Au Maroc, certains établissements hôteliers appliquent cette mesure anti-débauche, qui n’est pourtant pas une loi, consistant à ne pas héberger une femme qui réside dans la même ville où est bâti l’hôtel en question. Parce qu’entre une femme et une prostituée potentielle, la frontière est fine, voire même invisible. Imaginez le drame vécu par une femme victime de violence qui cherche un abri après avoir fui son domicile…

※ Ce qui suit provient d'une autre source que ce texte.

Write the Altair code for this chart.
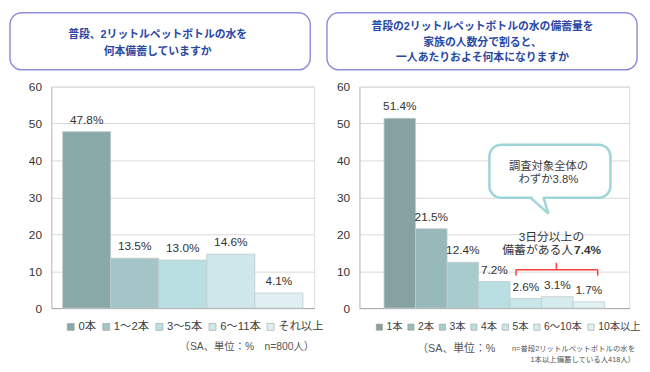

Même topo quand il s’agit de louer un appartement. On se méfie des célibataires. Derrière cette sage étudiante se cache peut-être une travailleuse du sexe qui pourrait bien transformer ce studio de charme en lupanar. Et que dire de ce jeune homme qui tente d’afficher le profil du bon gars bien sous tout rapport? Certainement un zoufri qui va passer son temps à ripailler et à ramener des filles chez lui… Pour la peine, hommes et femmes célibataires sont logés à la même enseigne, celle de la suspicion quant à leurs mœurs légères. 

Une méfiance que l’on vit très mal quand on divorce ou quand on devient veuf-ve. Du jour au lendemain, la société vous rejette et les choses ne vont pas en s’améliorant si tant est qu’on ne souhaite pas se remarier. On passe alors du statut de personne respectée et mouhtarama, parce que mariée, à électron libre et de facto, potentiel fauteur de troubles.

Car au Maroc, être célibataire et aspirer à vivre seul, une fois passé un certain âge, rime avec sexualité débridée. Et ça, on n’en veut pas.